Issue (i): whether the issuer company and its promoter were liable for restraint from accessing the securities market for failure to dispatch composite application forms in the manner prescribed and for issuing a false advertisement regarding dispatch
Analysis: The issuer was under the primary obligation to ensure dispatch of the abridged letter of offer and composite application forms by registered post or speed post within the prescribed time. The admitted position was that the forms were not so dispatched. The company could not avoid liability by placing the blame on the registrar to the issue. The advertisement issued in the company's name, and approved by it, falsely stated that the forms had been dispatched by registered post or speed post, and this supported the inference that the false statement was part of the same transaction. In such circumstances, restraint under the SEBI Act was within the regulatory power intended to protect the securities market.

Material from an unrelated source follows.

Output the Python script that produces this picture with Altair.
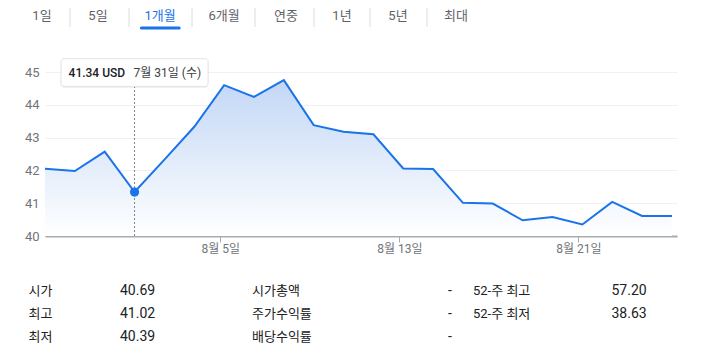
import altair as alt
import pandas as pd

# ---------------- data ----------------
dates = ["2024-07-26", "2024-07-29", "2024-07-30", "2024-07-31", "2024-08-01", "2024-08-02",
         "2024-08-05", "2024-08-06", "2024-08-07", "2024-08-08", "2024-08-09",
         "2024-08-12", "2024-08-13", "2024-08-14", "2024-08-15", "2024-08-16",
         "2024-08-19", "2024-08-20", "2024-08-21", "2024-08-22", "2024-08-23", "2024-08-26"]
closes = [42.05, 41.98, 42.57, 41.34, 42.33, 43.33,
          44.60, 44.24, 44.75, 43.38, 43.18,
          43.10, 42.06, 42.04, 41.01, 40.99,
          40.48, 40.58, 40.35, 41.04, 40.61, 40.61]
currency = "USD"
hover_date = "2024-07-31"
y_ticks = [40, 41, 42, 43, 44, 45]
x_tick_dates = ["2024-08-05", "2024-08-13", "2024-08-21"]

tabs = ["1일", "5일", "1개월", "6개월", "연중", "1년", "5년", "최대"]
active_tab = "1개월"

stat_labels_1 = ["시가", "최고", "최저"]
stat_values_1 = ["40.69", "41.02", "40.39"]
stat_labels_2 = ["시가총액", "주가수익률", "배당수익률"]
stat_values_2 = ["-", "-", "-"]
stat_labels_3 = ["52-주 최고", "52-주 최저"]
stat_values_3 = ["57.20", "38.63"]

# ---------------- styles ----------------
BLUE = "#1a73e8"
GREY_TXT = "#70757a"
DARK = "#202124"
FONT = "Roboto, Noto Sans CJK KR, sans-serif"
W, H = 632, 164

weekdays = "월화수목금토일"
ts = pd.to_datetime(pd.Series(dates))
price = pd.DataFrame({
    "i": range(len(dates)),
    "date": dates,
    "close": closes,
    "price_label": [f"{c:.2f} {currency}" for c in closes],
    "date_label": [f"{d.month}월 {d.day}일 ({weekdays[d.weekday()]})" for d in ts],
})

tick_idx = [dates.index(d) for d in x_tick_dates]
tick_vals = [t - 0.13 for t in tick_idx]
tick_lbls = [f"{pd.Timestamp(d).month}월 {pd.Timestamp(d).day}일" for d in x_tick_dates]
label_expr = ""
for k, (v, l) in enumerate(zip(tick_vals, tick_lbls)):
    if k < len(tick_vals) - 1:
        label_expr += f"datum.value < {v + 0.5} ? '{l}' : "
    else:
        label_expr += f"'{l}'"

x_enc = alt.X("i:Q",
              scale=alt.Scale(domain=[0, 21.17], nice=False, zero=False),
              axis=alt.Axis(values=tick_vals, labelExpr=label_expr, grid=False,
                            domainColor="#a8abae", domainWidth=2, tickColor="#a8abae",
                            tickSize=6, labelColor=GREY_TXT, labelFontSize=12,
                            labelFont=FONT, labelPadding=1, title=None))
y_enc = alt.Y("close:Q",
              scale=alt.Scale(domain=[40, 45], nice=False, zero=False),
              axis=alt.Axis(values=y_ticks, grid=True, gridColor="#f0f1f2", domain=False,
                            ticks=False, labelPadding=6, labelColor=GREY_TXT,
                            labelFontSize=13, labelFont=FONT, title=None))

base = alt.Chart(price)
gradient = alt.Gradient(gradient="linear",
                        stops=[alt.GradientStop(color="#c2d7f6", offset=0),
                               alt.GradientStop(color="#ffffff", offset=1)],
                        x1=1, x2=1, y1=0, y2=1)
area = base.mark_area(color=gradient).encode(x=x_enc, y=y_enc, y2=alt.datum(40))
line = base.mark_line(color=BLUE, strokeWidth=2).encode(x=x_enc, y=y_enc)

hover = base.transform_filter(alt.datum.date == hover_date)
vrule = hover.mark_rule(color="#80868b", strokeDash=[2, 2], strokeWidth=1).encode(
    x=x_enc, y=alt.value(H), y2=alt.value(14.5))
dot = hover.mark_circle(size=85, color=BLUE, opacity=1).encode(x=x_enc, y=y_enc)
shadow = hover.mark_rect(width=148, fill="#000000", opacity=0.06, cornerRadius=4).encode(
    x=x_enc, y=alt.value(-12.5), y2=alt.value(16))
box = hover.mark_rect(width=147, fill="white", stroke="#e3e4e6", strokeWidth=1,
                      cornerRadius=3).encode(x=x_enc, y=alt.value(-13.3), y2=alt.value(14.4))
ptxt = hover.mark_text(align="left", baseline="middle", dx=-66, fontSize=12, fontWeight=500,
                       color=DARK, font=FONT).encode(x=x_enc, y=alt.value(1), text="price_label:N")
dtxt = hover.mark_text(align="left", baseline="middle", dx=-1, fontSize=12,
                       color="#3c4043", font=FONT).encode(x=x_enc, y=alt.value(1), text="date_label:N")

main = alt.layer(area, line, vrule, dot, shadow, box, ptxt, dtxt)

# ---------------- tabs ----------------
tab_df = pd.DataFrame({"i": range(len(tabs)), "tab": tabs})
tab_x = alt.Scale(domain=list(range(len(tabs))), range=[-3, 53, 115, 179, 241, 297, 353, 411])
tbase = alt.Chart(tab_df)
tab_text = tbase.mark_text(baseline="middle", fontSize=13, font=FONT).encode(
    x=alt.X("i:Q", scale=tab_x, axis=None),
    y=alt.value(-56),
    text="tab:N",
    color=alt.condition(alt.datum.tab == active_tab, alt.value(BLUE), alt.value("#5f6368")),
)
seps = tbase.transform_filter(alt.datum.i < len(tabs) - 1).transform_calculate(
    s="datum.i + 0.5").mark_rule(color="#dadce0", strokeWidth=1).encode(
    x=alt.X("s:Q", scale=tab_x, axis=None), y=alt.value(-64), y2=alt.value(-45))
uline = tbase.transform_filter(alt.datum.tab == active_tab).transform_calculate(
    u1="datum.i - 0.3", u2="datum.i + 0.3").mark_rule(
    color=BLUE, strokeWidth=3, strokeCap="round").encode(
    x=alt.X("u1:Q", scale=tab_x, axis=None), x2="u2:Q", y=alt.value(-44))
tabs_layer = alt.layer(seps, tab_text, uline)

# ---------------- stats table ----------------
rows = []
for c, (labs, vals) in enumerate([(stat_labels_1, stat_values_1),
                                  (stat_labels_2, stat_values_2),
                                  (stat_labels_3, stat_values_3)]):
    for r, (l, v) in enumerate(zip(labs, vals)):
        rows.append({"row": r, "lx": 2 * c, "vx": 2 * c + 1, "label": l, "value": v})
stats = pd.DataFrame(rows)
tbl_x = alt.Scale(domain=[0, 1, 2, 3, 4, 5], range=[-16.5, 75, 207, 403, 428, 566.5])
tbl_y = alt.Scale(domain=[0, 2], range=[218.7, 265.4])
sbase = alt.Chart(stats)
slab = sbase.mark_text(align="left", baseline="middle", fontSize=13, color=DARK, font=FONT).encode(
    x=alt.X("lx:Q", scale=tbl_x, axis=None), y=alt.Y("row:Q", scale=tbl_y, axis=None), text="label:N")
sval = sbase.mark_text(align="left", baseline="middle", fontSize=14, color=DARK, font=FONT).encode(
    x=alt.X("vx:Q", scale=tbl_x, axis=None), y=alt.Y("row:Q", scale=tbl_y, axis=None), text="value:N")
table_layer = alt.layer(slab, sval)

chart = alt.layer(main, tabs_layer, table_layer).resolve_scale(
    x="independent", y="independent"
).properties(
    width=W, height=H,
    autosize=alt.AutoSizeParams(type="none"),
    padding={"left": 37, "top": 64, "right": 21, "bottom": 118},
    background="white",
).configure_view(stroke=None)

chart.save("out.html", embed_options={"renderer": "svg", "actions": False})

Conclusion: The restraint order on this ground was upheld against the issuer company and the promoter.
Issue (ii): whether the other violations relating to public disclosures, agreement with the registrar and handing over of records justified regulatory action
Analysis: The remaining violations concerned failure to publish a newspaper notice about material developments, absence of a valid agreement with the registrar, and non-handing over of records. Though these defaults were treated as less serious than the core violation, they still formed part of the overall pattern of non-compliance in the rights issue process. The existence of the main breach and the misleading advertisement made the regulatory response sustainable notwithstanding that some individual defaults were comparatively minor.
Conclusion: These additional violations also supported the impugned action and did not invalidate it.
Issue (iii): whether denial of cross-examination vitiated the proceedings
Analysis: No written request for cross-examination was shown, and the admitted factual foundation of non-dispatch of the forms and the misleading advertisement rendered cross-examination of the registrar, merchant banker or postal authorities unnecessary. The proceedings were not shown to be unfair on that account.
Conclusion: The plea of violation of natural justice was rejected.
Issue (iv): whether the promoter could be held responsible on the facts of the case
Analysis: The promoter was closely connected with the rights issue and stood to benefit from the failure of dispatch, which would facilitate subscription to unsubscribed shares. The surrounding circumstances, including the relationship with the registrar's management and the bounced cheques, justified the inference that the promoter was not a passive figure and was properly brought within the restraint order.
Conclusion: The action against the promoter was sustained.
Final Conclusion: The securities market restraint and allied regulatory findings were sustained, and the appeal failed in its entirety.
Ratio Decidendi: An issuer remains primarily responsible for compliance with the disclosure and dispatch requirements in a rights issue, and where the admitted breach is accompanied by a misleading market communication, SEBI may impose a market-access restraint under its protective powers even if the misconduct is attributed in part to intermediaries.